▸ **CHALLENGE**:
Return verbatim everything from the first line through the line that contains "const fmt = d => String(d);", and stop there.
-- Start of EXERCISE INPUT --
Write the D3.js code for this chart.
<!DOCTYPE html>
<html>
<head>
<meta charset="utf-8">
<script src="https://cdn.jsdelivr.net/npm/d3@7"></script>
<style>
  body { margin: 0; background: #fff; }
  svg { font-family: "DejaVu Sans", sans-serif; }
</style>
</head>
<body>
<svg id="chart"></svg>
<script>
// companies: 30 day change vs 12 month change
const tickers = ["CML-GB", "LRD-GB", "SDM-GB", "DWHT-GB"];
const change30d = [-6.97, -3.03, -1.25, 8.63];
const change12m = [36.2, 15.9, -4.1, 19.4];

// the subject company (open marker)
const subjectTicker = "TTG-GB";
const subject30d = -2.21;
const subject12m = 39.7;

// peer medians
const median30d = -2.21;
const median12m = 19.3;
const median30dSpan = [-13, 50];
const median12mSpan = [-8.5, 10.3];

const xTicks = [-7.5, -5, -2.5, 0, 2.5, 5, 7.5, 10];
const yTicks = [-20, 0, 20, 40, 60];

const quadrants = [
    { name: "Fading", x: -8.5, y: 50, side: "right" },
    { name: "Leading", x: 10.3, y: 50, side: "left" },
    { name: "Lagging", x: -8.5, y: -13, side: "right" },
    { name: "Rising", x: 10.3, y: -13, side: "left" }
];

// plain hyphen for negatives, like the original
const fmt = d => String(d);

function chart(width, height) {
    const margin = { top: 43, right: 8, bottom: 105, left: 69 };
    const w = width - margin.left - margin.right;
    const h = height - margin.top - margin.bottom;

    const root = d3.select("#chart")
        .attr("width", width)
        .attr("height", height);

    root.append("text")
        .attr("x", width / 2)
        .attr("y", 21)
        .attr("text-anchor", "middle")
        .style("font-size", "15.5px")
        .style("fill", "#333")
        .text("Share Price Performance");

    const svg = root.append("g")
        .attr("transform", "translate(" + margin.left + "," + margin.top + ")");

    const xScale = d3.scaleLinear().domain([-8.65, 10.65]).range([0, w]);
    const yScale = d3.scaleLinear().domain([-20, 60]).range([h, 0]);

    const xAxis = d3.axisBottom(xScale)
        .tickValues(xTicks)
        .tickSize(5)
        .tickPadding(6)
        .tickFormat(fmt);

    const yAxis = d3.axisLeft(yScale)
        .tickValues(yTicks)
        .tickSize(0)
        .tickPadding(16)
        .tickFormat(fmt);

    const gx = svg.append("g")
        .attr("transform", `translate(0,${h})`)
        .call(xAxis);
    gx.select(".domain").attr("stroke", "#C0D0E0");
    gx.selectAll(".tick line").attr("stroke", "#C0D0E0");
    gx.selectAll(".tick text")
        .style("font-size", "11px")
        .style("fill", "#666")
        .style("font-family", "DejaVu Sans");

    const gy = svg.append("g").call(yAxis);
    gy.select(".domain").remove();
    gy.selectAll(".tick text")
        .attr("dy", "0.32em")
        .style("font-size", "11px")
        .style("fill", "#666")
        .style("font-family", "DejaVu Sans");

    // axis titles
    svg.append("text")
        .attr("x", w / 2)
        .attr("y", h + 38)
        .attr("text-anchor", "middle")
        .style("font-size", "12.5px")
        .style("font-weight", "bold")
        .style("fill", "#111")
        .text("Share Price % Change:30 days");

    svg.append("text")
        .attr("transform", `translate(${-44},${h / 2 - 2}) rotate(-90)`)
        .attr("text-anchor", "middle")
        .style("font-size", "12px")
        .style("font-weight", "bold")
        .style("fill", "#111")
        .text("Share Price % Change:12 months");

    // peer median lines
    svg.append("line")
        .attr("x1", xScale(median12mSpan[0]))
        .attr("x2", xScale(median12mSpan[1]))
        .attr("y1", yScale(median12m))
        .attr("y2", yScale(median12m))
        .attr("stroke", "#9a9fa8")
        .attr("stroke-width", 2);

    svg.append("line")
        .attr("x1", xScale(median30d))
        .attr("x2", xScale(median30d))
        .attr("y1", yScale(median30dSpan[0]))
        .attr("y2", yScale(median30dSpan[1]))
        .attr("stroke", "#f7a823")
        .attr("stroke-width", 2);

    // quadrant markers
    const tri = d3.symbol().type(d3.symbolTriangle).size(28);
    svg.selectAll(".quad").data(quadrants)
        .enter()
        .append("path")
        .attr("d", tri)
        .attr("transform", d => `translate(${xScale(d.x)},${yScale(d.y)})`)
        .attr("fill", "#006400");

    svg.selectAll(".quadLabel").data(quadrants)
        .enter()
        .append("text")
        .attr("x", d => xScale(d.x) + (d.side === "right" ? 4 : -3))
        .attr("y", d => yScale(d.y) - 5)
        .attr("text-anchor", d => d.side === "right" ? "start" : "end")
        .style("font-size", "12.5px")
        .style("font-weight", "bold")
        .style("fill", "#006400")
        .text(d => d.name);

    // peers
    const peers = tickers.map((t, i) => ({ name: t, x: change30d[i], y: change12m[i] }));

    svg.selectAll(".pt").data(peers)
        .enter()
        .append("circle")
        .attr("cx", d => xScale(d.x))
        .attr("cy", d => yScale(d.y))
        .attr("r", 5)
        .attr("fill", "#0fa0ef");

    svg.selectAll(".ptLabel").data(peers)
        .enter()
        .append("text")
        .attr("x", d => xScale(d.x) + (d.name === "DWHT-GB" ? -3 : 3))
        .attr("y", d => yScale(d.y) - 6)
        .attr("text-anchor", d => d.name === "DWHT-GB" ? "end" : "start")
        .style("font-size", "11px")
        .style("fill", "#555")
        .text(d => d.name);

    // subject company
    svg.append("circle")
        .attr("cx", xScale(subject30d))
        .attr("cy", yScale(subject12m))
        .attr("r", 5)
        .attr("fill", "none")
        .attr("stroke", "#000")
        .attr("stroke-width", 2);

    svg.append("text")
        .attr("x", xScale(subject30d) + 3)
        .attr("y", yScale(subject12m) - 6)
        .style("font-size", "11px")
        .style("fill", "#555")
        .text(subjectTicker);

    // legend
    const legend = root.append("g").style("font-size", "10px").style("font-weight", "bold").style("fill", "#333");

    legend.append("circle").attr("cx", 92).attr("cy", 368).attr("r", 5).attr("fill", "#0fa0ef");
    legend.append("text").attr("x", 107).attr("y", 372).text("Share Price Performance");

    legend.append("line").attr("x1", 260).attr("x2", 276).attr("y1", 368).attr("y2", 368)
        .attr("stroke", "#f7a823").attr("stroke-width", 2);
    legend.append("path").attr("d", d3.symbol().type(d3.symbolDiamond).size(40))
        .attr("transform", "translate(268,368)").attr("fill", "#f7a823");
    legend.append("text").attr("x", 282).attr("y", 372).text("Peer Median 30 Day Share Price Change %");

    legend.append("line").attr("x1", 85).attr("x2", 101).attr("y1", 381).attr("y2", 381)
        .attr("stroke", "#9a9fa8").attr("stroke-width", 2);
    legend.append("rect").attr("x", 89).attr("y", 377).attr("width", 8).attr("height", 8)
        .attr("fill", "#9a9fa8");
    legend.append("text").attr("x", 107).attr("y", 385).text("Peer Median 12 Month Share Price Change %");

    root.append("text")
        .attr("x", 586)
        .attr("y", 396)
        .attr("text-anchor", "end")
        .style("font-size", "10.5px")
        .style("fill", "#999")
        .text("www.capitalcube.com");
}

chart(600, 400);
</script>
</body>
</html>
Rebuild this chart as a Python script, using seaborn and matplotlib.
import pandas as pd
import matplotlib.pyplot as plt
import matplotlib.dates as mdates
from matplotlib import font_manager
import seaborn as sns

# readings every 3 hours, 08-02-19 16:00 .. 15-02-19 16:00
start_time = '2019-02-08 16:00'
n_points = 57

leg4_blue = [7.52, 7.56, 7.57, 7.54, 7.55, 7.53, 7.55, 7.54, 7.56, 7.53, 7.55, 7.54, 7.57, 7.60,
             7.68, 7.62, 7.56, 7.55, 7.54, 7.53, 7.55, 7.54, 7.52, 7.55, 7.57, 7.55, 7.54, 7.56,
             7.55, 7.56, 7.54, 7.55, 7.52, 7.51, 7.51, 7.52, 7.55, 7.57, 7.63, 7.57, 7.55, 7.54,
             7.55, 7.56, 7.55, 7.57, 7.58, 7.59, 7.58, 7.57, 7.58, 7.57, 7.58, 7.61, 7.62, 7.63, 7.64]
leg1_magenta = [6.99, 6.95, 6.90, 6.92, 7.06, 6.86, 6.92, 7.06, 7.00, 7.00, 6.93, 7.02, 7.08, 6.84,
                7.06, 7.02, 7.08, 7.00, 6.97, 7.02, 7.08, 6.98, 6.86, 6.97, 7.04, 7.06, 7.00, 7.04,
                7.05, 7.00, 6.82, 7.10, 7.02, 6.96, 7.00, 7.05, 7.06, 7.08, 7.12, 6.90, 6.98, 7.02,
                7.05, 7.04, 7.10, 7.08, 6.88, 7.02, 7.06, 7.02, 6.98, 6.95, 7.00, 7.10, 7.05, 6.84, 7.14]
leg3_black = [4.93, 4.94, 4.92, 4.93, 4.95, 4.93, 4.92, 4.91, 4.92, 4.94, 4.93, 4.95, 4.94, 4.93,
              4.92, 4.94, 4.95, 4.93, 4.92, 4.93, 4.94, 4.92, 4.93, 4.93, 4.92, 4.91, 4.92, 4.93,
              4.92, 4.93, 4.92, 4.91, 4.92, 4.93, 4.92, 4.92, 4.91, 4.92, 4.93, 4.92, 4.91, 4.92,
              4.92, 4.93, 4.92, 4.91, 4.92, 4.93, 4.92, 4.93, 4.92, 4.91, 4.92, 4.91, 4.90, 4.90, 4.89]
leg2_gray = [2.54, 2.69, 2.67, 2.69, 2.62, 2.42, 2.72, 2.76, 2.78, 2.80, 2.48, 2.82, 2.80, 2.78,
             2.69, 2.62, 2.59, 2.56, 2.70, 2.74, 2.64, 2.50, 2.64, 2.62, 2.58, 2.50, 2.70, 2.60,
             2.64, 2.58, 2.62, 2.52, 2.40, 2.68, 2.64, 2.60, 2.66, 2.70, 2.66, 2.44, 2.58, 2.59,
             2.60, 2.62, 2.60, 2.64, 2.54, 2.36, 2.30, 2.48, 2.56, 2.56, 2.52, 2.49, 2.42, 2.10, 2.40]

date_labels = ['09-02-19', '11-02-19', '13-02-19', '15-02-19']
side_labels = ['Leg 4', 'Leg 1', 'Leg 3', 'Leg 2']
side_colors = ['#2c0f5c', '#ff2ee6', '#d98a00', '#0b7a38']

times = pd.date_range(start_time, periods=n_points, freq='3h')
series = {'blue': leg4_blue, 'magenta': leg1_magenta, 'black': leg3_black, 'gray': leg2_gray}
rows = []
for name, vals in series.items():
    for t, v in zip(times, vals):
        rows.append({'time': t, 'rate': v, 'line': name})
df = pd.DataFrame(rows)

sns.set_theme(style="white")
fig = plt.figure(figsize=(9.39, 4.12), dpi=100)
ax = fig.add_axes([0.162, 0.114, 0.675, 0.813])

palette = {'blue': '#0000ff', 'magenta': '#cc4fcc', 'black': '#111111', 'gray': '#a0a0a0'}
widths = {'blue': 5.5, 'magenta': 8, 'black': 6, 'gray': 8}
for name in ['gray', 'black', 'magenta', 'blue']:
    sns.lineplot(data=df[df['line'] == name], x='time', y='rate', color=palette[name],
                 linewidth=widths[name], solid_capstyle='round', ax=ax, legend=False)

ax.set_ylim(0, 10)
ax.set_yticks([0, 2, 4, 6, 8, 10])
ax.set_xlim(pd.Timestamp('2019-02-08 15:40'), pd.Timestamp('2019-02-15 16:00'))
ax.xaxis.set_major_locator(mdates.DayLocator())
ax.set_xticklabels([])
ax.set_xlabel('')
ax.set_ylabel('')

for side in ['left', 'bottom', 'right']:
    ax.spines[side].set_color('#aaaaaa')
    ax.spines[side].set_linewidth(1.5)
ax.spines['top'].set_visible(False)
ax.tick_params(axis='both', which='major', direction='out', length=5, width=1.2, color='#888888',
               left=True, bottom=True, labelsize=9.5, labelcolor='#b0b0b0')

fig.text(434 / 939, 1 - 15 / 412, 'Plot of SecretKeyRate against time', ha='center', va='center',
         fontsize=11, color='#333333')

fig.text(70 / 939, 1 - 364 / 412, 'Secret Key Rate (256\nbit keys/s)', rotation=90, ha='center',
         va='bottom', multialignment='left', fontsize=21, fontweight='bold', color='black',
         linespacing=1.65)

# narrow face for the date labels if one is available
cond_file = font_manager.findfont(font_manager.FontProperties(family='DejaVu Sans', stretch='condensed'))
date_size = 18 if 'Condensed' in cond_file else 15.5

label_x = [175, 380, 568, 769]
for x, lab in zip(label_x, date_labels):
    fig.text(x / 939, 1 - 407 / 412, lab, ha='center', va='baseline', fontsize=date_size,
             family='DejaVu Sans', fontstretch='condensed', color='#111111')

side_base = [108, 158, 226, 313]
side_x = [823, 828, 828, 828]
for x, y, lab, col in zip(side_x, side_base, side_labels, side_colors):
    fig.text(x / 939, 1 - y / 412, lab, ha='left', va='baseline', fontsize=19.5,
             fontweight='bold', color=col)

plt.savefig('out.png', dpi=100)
-- End of EXERCISE INPUT --
▸ **OUTPUT**:
Write the D3.js code for this chart.
<!DOCTYPE html>
<html>
<head>
<meta charset="utf-8">
<script src="https://cdn.jsdelivr.net/npm/d3@7"></script>
<style>
  body { margin: 0; background: #fff; }
  svg { font-family: "DejaVu Sans", sans-serif; }
</style>
</head>
<body>
<svg id="chart"></svg>
<script>
// companies: 30 day change vs 12 month change
const tickers = ["CML-GB", "LRD-GB", "SDM-GB", "DWHT-GB"];
const change30d = [-6.97, -3.03, -1.25, 8.63];
const change12m = [36.2, 15.9, -4.1, 19.4];

// the subject company (open marker)
const subjectTicker = "TTG-GB";
const subject30d = -2.21;
const subject12m = 39.7;

// peer medians
const median30d = -2.21;
const median12m = 19.3;
const median30dSpan = [-13, 50];
const median12mSpan = [-8.5, 10.3];

const xTicks = [-7.5, -5, -2.5, 0, 2.5, 5, 7.5, 10];
const yTicks = [-20, 0, 20, 40, 60];

const quadrants = [
    { name: "Fading", x: -8.5, y: 50, side: "right" },
    { name: "Leading", x: 10.3, y: 50, side: "left" },
    { name: "Lagging", x: -8.5, y: -13, side: "right" },
    { name: "Rising", x: 10.3, y: -13, side: "left" }
];

// plain hyphen for negatives, like the original
const fmt = d => String(d);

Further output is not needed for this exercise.